Start of Task input

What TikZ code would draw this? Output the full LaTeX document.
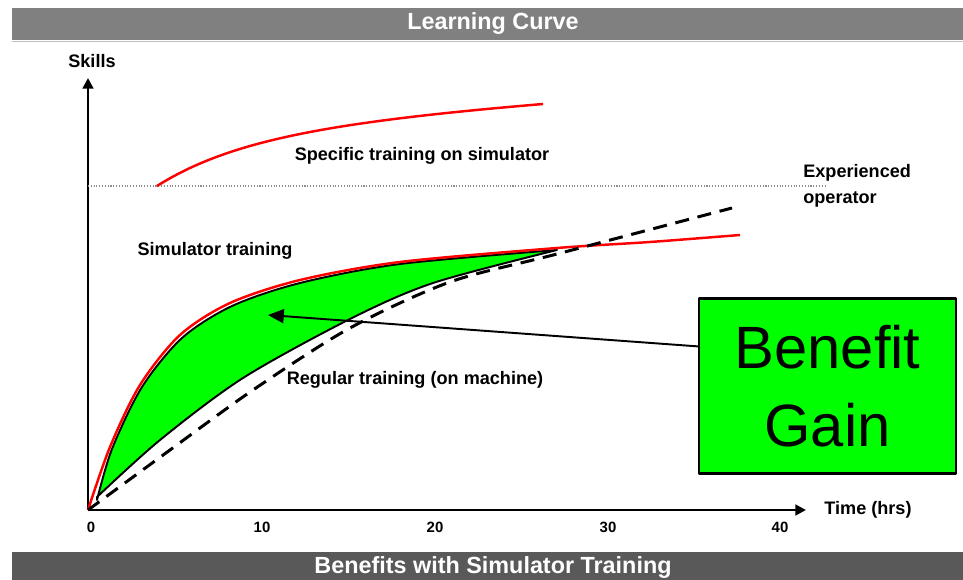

End of Task input
Start of Task input

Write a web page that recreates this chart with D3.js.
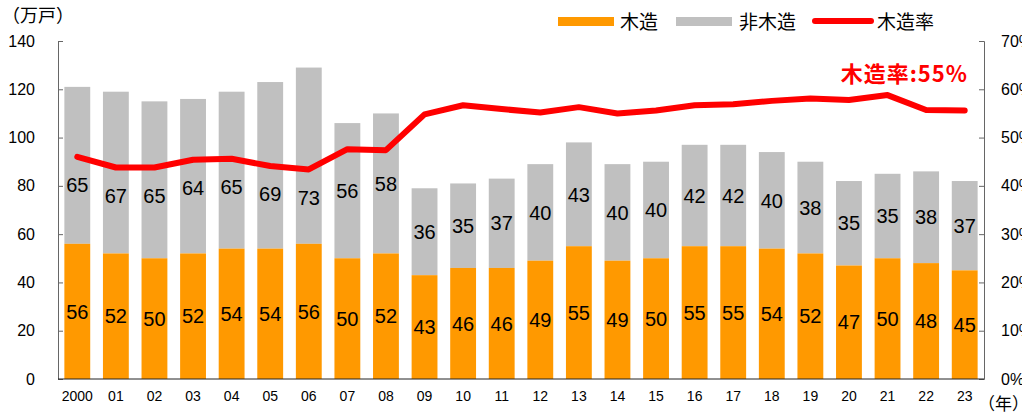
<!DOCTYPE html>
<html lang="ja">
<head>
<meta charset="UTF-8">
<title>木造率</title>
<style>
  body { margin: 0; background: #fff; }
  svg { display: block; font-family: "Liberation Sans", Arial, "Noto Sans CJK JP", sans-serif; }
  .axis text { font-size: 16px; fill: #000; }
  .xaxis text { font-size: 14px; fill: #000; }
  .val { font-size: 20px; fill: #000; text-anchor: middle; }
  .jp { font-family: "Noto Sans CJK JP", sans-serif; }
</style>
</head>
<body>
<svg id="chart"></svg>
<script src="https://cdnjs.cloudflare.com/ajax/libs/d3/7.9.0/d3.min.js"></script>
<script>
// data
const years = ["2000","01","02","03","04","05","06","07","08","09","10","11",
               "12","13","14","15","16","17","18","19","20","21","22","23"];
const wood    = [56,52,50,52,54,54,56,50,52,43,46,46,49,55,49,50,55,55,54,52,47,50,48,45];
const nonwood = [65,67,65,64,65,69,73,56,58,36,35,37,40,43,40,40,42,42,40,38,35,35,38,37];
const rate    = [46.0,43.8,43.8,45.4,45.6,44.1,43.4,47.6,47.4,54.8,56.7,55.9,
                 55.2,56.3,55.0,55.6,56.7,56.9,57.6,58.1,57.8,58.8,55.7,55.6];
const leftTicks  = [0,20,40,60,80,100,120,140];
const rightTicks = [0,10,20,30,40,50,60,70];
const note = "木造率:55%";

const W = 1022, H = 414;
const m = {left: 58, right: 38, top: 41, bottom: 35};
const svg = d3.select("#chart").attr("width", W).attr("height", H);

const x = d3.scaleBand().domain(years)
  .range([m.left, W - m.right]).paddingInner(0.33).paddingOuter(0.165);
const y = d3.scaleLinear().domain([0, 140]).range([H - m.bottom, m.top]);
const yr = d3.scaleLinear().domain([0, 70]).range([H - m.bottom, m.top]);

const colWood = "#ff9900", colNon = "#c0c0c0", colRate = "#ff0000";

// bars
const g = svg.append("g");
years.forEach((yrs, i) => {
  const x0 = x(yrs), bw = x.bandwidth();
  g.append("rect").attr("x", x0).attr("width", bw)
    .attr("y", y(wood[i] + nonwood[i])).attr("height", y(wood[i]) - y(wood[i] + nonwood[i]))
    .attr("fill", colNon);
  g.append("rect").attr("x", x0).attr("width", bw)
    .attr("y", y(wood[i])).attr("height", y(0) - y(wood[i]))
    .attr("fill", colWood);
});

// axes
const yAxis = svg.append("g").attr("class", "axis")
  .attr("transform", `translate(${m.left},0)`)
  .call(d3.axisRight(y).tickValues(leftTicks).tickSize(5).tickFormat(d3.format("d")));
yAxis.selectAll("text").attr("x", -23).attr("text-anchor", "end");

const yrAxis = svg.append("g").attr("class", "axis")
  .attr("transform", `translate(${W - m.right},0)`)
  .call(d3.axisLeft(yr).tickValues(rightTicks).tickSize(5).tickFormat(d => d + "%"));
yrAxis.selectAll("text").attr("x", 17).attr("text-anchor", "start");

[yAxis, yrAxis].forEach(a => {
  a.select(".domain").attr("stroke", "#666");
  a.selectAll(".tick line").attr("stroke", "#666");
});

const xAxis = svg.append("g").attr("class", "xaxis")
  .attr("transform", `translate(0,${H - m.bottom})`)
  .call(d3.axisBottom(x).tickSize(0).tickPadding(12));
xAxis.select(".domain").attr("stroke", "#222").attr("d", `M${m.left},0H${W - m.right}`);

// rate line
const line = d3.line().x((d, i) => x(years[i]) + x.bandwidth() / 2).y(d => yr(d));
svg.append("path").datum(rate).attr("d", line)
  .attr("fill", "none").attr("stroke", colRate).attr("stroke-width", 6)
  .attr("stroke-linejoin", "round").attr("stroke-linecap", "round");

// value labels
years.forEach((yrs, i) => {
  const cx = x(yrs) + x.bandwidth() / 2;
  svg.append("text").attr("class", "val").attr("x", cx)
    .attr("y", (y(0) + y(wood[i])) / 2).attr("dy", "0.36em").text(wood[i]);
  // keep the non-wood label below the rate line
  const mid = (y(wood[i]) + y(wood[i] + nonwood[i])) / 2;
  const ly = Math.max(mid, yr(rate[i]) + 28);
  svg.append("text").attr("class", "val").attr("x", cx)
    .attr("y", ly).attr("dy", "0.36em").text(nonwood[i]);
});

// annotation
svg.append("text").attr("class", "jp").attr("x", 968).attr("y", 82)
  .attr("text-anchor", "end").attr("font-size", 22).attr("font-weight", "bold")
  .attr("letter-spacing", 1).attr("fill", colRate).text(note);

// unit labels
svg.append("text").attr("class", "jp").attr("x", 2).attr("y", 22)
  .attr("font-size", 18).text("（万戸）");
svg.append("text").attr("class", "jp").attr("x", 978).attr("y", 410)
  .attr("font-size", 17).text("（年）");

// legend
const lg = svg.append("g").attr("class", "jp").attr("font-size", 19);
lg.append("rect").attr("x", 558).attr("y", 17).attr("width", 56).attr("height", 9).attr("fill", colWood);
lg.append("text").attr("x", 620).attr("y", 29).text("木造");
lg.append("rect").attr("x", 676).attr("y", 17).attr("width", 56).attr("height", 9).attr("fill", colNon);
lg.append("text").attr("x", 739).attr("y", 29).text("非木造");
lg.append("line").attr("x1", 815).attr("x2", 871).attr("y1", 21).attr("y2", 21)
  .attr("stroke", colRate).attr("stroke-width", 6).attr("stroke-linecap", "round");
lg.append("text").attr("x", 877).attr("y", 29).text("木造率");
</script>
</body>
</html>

End of Task input
Start of Task input

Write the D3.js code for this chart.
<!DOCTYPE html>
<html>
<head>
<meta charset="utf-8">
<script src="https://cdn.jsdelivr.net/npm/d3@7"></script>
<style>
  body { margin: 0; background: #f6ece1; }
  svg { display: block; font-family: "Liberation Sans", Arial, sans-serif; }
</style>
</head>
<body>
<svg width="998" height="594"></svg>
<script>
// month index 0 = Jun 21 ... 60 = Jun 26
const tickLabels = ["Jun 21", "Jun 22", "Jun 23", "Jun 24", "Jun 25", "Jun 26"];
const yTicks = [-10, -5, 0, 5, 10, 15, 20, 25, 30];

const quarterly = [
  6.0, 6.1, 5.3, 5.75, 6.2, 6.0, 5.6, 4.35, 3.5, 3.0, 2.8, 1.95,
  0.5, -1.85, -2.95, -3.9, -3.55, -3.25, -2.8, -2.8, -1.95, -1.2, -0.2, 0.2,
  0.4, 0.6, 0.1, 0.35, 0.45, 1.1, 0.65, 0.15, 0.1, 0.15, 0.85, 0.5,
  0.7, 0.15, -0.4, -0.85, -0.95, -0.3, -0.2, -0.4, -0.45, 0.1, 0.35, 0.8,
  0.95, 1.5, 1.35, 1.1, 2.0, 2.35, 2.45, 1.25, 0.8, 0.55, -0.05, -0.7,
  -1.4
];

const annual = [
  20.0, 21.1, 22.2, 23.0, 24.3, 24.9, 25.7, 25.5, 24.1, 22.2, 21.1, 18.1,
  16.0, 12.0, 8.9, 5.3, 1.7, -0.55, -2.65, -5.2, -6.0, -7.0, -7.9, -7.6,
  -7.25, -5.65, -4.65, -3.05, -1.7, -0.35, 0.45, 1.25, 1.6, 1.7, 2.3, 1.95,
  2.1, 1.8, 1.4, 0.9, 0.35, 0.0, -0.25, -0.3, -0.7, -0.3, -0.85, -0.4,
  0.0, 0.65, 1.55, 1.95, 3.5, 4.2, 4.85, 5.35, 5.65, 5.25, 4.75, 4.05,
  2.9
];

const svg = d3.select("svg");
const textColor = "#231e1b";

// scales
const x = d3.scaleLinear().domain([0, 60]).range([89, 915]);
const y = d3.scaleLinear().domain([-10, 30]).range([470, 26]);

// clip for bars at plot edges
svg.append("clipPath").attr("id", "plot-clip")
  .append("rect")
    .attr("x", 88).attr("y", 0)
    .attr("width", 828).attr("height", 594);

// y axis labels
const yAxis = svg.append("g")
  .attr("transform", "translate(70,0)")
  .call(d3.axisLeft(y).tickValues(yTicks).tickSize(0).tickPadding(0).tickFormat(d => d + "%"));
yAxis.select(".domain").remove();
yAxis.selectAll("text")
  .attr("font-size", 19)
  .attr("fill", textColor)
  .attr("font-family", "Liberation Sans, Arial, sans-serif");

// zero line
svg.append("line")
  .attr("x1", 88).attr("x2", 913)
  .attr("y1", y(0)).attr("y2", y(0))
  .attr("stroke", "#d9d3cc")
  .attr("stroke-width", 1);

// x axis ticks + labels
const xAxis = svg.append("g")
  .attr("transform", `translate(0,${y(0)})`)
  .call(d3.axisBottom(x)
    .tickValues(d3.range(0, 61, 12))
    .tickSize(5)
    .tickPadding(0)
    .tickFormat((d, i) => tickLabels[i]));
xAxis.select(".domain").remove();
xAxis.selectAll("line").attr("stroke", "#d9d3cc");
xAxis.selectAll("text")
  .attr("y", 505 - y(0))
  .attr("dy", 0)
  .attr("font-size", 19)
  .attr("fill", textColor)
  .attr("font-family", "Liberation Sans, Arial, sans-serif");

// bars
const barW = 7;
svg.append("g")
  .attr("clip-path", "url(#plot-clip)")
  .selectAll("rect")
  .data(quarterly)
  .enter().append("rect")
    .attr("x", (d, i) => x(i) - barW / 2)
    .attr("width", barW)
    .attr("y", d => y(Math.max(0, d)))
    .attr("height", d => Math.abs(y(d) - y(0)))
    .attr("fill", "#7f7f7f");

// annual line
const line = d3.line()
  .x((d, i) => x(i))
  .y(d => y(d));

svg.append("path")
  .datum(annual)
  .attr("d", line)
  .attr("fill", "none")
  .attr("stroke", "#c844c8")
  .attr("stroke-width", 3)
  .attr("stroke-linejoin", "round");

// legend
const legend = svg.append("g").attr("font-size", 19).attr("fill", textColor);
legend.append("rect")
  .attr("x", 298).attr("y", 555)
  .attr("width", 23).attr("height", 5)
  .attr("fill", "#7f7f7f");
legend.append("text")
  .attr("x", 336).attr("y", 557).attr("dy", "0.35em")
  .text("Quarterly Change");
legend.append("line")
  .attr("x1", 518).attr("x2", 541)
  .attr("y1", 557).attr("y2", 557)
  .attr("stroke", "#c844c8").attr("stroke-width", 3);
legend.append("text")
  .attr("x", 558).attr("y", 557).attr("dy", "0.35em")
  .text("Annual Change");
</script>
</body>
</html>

End of Task input

The exercise:
Note how many lines of the material contain the string "this". Then report that number by itself.

Task result:
3